Heat a Dutch oven over medium heat. While the pan is heating up, slice the celery and chop the onion. Toss the butter into the preheated pan, then add the vegetables.
Sauté celery & onion in butter on medium heat until translucent, 10-15 minutes. Add a pinch of salt. While the vegetables are cooking, peel and cube the potatoes, and cube the ham.
Once the onion & celery are sautéed, remove from pan. Place the peeled & cubed potatoes in the pan, and fill pan with just enough water to cover the potatoes (about 2 quarts). Add 1 tsp salt.

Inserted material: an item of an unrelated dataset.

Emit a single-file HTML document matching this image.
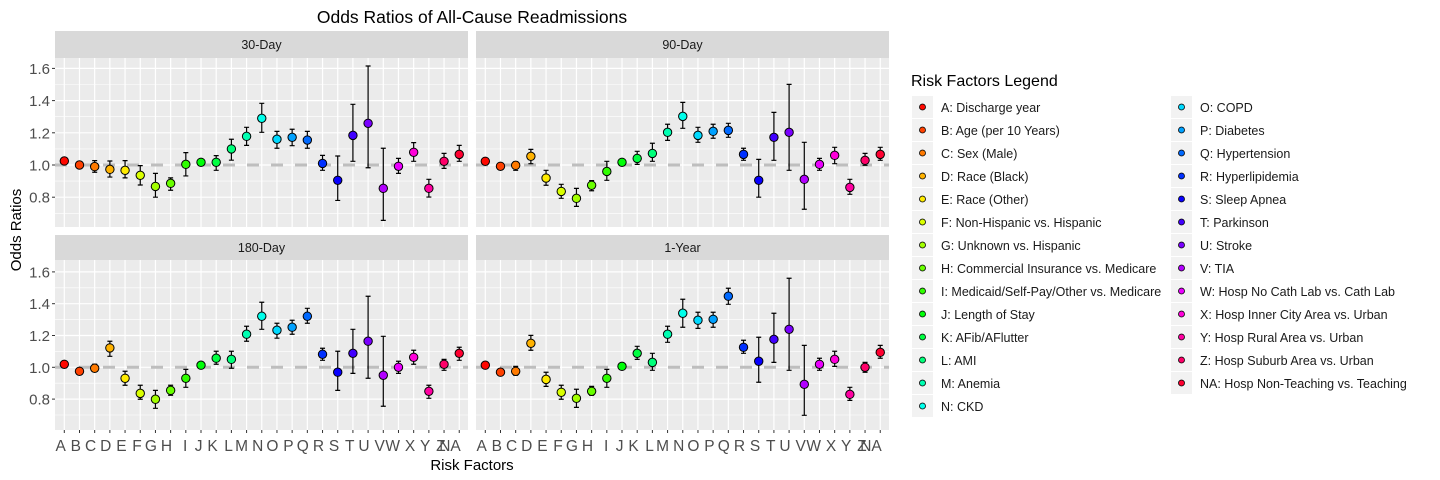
<!DOCTYPE html>
<html><head><meta charset="utf-8"><style>
body{margin:0;background:#fff;}
svg{display:block;font-family:"Liberation Sans",sans-serif;}
</style></head><body>
<svg id="chart" width="1440" height="480" viewBox="0 0 1440 480"></svg>
<script>
const categories=["A","B","C","D","E","F","G","H","I","J","K","L","M","N","O","P","Q","R","S","T","U","V","W","X","Y","Z","NA"];
const legendLabels=["A: Discharge year","B: Age (per 10 Years)","C: Sex (Male)","D: Race (Black)","E: Race (Other)","F: Non-Hispanic vs. Hispanic","G: Unknown vs. Hispanic","H: Commercial Insurance vs. Medicare","I: Medicaid/Self-Pay/Other vs. Medicare","J: Length of Stay","K: AFib/AFlutter","L: AMI","M: Anemia","N: CKD","O: COPD","P: Diabetes","Q: Hypertension","R: Hyperlipidemia","S: Sleep Apnea","T: Parkinson","U: Stroke","V: TIA","W: Hosp No Cath Lab vs. Cath Lab","X: Hosp Inner City Area vs. Urban","Y: Hosp Rural Area vs. Urban","Z: Hosp Suburb Area vs. Urban","NA: Hosp Non-Teaching vs. Teaching"];
const yTicks=[0.8,1.0,1.2,1.4,1.6];
const yMinor=[0.7,0.9,1.1,1.3,1.5];
const panelNames=["30-Day","90-Day","180-Day","1-Year"];
const or30=[1.025,1.0,0.99,0.973,0.967,0.936,0.867,0.886,1.004,1.017,1.017,1.10,1.178,1.29,1.16,1.172,1.155,1.01,0.905,1.184,1.259,0.855,0.992,1.079,0.855,1.023,1.066];
const lo30=[1.01,0.99,0.955,0.925,0.92,0.876,0.80,0.843,0.932,1.005,0.967,1.03,1.122,1.203,1.104,1.12,1.104,0.967,0.78,1.023,0.983,0.656,0.948,1.023,0.801,0.979,1.023];
const hi30=[1.04,1.01,1.027,1.025,1.027,0.996,0.948,0.92,1.077,1.03,1.058,1.16,1.234,1.383,1.209,1.222,1.209,1.06,1.056,1.377,1.615,1.104,1.041,1.139,0.911,1.072,1.122];
const or90=[1.023,0.992,0.998,1.054,0.919,0.836,0.793,0.874,0.96,1.017,1.041,1.072,1.203,1.302,1.184,1.209,1.215,1.066,0.905,1.172,1.203,0.911,1.004,1.06,0.861,1.029,1.066];
const lo90=[1.01,0.98,0.967,1.008,0.874,0.793,0.743,0.84,0.905,1.005,1.004,1.023,1.153,1.228,1.141,1.166,1.172,1.029,0.8,1.029,0.967,0.725,0.967,1.008,0.818,0.998,1.029];
const hi90=[1.035,1.004,1.02,1.097,0.967,0.88,0.855,0.903,1.023,1.029,1.085,1.135,1.253,1.389,1.234,1.253,1.259,1.104,1.035,1.327,1.501,1.141,1.041,1.11,0.911,1.072,1.11];
const or180=[1.019,0.975,0.994,1.122,0.931,0.836,0.799,0.855,0.931,1.013,1.057,1.05,1.208,1.321,1.233,1.252,1.321,1.082,0.969,1.088,1.164,0.95,1.0,1.063,0.849,1.019,1.088];
const lo180=[1.007,0.963,0.975,1.069,0.887,0.799,0.742,0.824,0.874,1.001,1.019,0.994,1.164,1.239,1.183,1.208,1.277,1.044,0.855,0.962,0.931,0.755,0.962,1.019,0.805,0.981,1.044];
const hi180=[1.031,0.987,1.019,1.164,0.975,0.887,0.855,0.887,0.987,1.025,1.101,1.101,1.258,1.409,1.277,1.296,1.371,1.12,1.101,1.239,1.447,1.195,1.038,1.107,0.887,1.05,1.126];
const or1y=[1.013,0.969,0.975,1.151,0.924,0.843,0.805,0.849,0.931,1.006,1.088,1.031,1.208,1.34,1.296,1.302,1.447,1.126,1.038,1.176,1.239,0.893,1.019,1.05,0.83,1.0,1.094];
const lo1y=[1.001,0.957,0.95,1.107,0.88,0.799,0.748,0.824,0.874,0.994,1.05,0.981,1.157,1.252,1.245,1.252,1.396,1.088,0.906,1.031,0.981,0.698,0.981,1.006,0.792,0.969,1.057];
const hi1y=[1.025,0.981,1.006,1.201,0.969,0.887,0.862,0.88,0.987,1.018,1.132,1.088,1.258,1.428,1.346,1.346,1.497,1.17,1.189,1.34,1.56,1.138,1.057,1.101,0.874,1.031,1.138];

const NS="http://www.w3.org/2000/svg";
const svg=document.getElementById("chart");
function el(tag,attrs,parent,text){const e=document.createElementNS(NS,tag);for(const k in attrs)e.setAttribute(k,attrs[k]);if(text!==undefined)e.textContent=text;(parent||svg).appendChild(e);return e;}
function color(i){return "hsl("+((i*360/27+2)%360)+",100%,50%)";}

const panels=[
 {x0:55,x1:468,sy0:31,sy1:58,py0:58,py1:227,y1:165,k:161,o:or30,l:lo30,h:hi30,bottom:false,left:true},
 {x0:476,x1:889,sy0:31,sy1:58,py0:58,py1:227,y1:165,k:161,o:or90,l:lo90,h:hi90,bottom:false,left:false},
 {x0:55,x1:468,sy0:235,sy1:260,py0:260,py1:430,y1:367.3,k:159,o:or180,l:lo180,h:hi180,bottom:true,left:true},
 {x0:476,x1:889,sy0:235,sy1:260,py0:260,py1:430,y1:367.3,k:159,o:or1y,l:lo1y,h:hi1y,bottom:true,left:false}
];
panels.forEach((p,pi)=>{
 const g=el("g",{},svg);
 
 
 const xs=i=>p.x0+9.3+i*15.19;
 const ys=v=>p.y1-(v-1)*p.k;
 el("rect",{x:p.x0,y:p.py0,width:p.x1-p.x0,height:p.py1-p.py0,fill:"#EBEBEB"},g);
 yMinor.forEach(v=>el("line",{x1:p.x0,x2:p.x1,y1:ys(v),y2:ys(v),stroke:"#fff","stroke-width":0.6},g));
 yTicks.forEach(v=>el("line",{x1:p.x0,x2:p.x1,y1:ys(v),y2:ys(v),stroke:"#fff","stroke-width":1.2},g));
 categories.forEach((c,i)=>el("line",{x1:xs(i),x2:xs(i),y1:p.py0,y2:p.py1,stroke:"#fff","stroke-width":1.2},g));
 const st=el("rect",{x:p.x0,y:p.sy0,width:p.x1-p.x0,height:p.sy1-p.sy0,fill:"#D9D9D9"},g);
 
 
 el("text",{x:(p.x0+p.x1)/2,y:(p.sy0+p.sy1)/2+4.5,"text-anchor":"middle","font-size":"12.5",fill:"#1a1a1a"},g,panelNames[pi]);
 const ref=el("line",{x1:p.x0,x2:p.x1,y1:ys(1),y2:ys(1),stroke:"#BEBEBE","stroke-width":3,"stroke-dasharray":"12,12"},g);
 
 
 if(p.left){
  yTicks.forEach(v=>{
   el("line",{x1:p.x0-3,x2:p.x0,y1:ys(v),y2:ys(v),stroke:"#333","stroke-width":1},g);
   const t=el("text",{x:p.x0-5,y:ys(v)+5.5,"text-anchor":"end","font-size":"15",fill:"#4d4d4d"},g,v.toFixed(1));
   
   
  });
 }
 if(p.bottom){
  categories.forEach((c,i)=>{
   el("line",{x1:xs(i),x2:xs(i),y1:p.py1,y2:p.py1+3,stroke:"#333","stroke-width":1},g);
   const t=el("text",{x:xs(i)+1.5,y:451,"text-anchor":"end","font-size":"15.5",fill:"#4d4d4d"},g,c);
   
   
  });
 }
 categories.forEach((c,i)=>{
  const x=xs(i);
  const eb=el("path",{d:`M${x-2.5},${ys(p.h[i])}H${x+2.5}M${x},${ys(p.h[i])}V${ys(p.l[i])}M${x-2.5},${ys(p.l[i])}H${x+2.5}`,stroke:"#000","stroke-width":1.2,fill:"none"},g);
  
  
  const pt=el("circle",{cx:x,cy:ys(p.o[i]),r:4.2,fill:color(i),stroke:"#000","stroke-width":1},g);
  
  
 });
});
const title=el("text",{x:472,y:23,"text-anchor":"middle","font-size":"17.5",fill:"#000"},svg,"Odds Ratios of All-Cause Readmissions");


const xt=el("text",{x:472,y:470,"text-anchor":"middle","font-size":"15",fill:"#000"},svg,"Risk Factors");


const yt=el("text",{x:0,y:0,"text-anchor":"middle","font-size":"15",fill:"#000",transform:"translate(21,230) rotate(-90)"},svg,"Odds Ratios");


const lg=el("g",{},svg);


el("text",{x:911,y:86,"font-size":"16",fill:"#000"},lg,"Risk Factors Legend");
legendLabels.forEach((lab,i)=>{
 const col=i<14?0:1, row=i<14?i:i-14;
 const kx=col?1171:912, ky=96+row*23;
 const e=el("g",{},lg);
 
 
 el("rect",{x:kx,y:ky,width:21,height:22,fill:"#F2F2F2"},e);
 el("circle",{cx:kx+10.5,cy:ky+11,r:3,fill:color(i),stroke:"#000","stroke-width":0.8},e);
 el("text",{x:kx+29,y:ky+16,"font-size":"12.5",fill:"#1a1a1a"},e,lab);
});
</script>
</body></html>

Bring the pan of potatoes to a boil then adjust heat so that the water doesn’t boil over.
While the potatoes are cooking, prepare the dough for the dumplings.
Once the dumpling dough is made, add back sautéed vegetables along with the ham, and evaporated milk.
Bring to a boil. Drop dough in by the spoonful. Lower heat to a simmer. Cover with a lid and simmer for 15-20 minutes or until dumplings are cooked through.
Salt & pepper to taste.
Directions for the Dumplings
In a medium bowl, beat eggs milk, and salt.
Mix flour into the egg/milk/salt mixture. The dough should be stiff but moist. Set aside.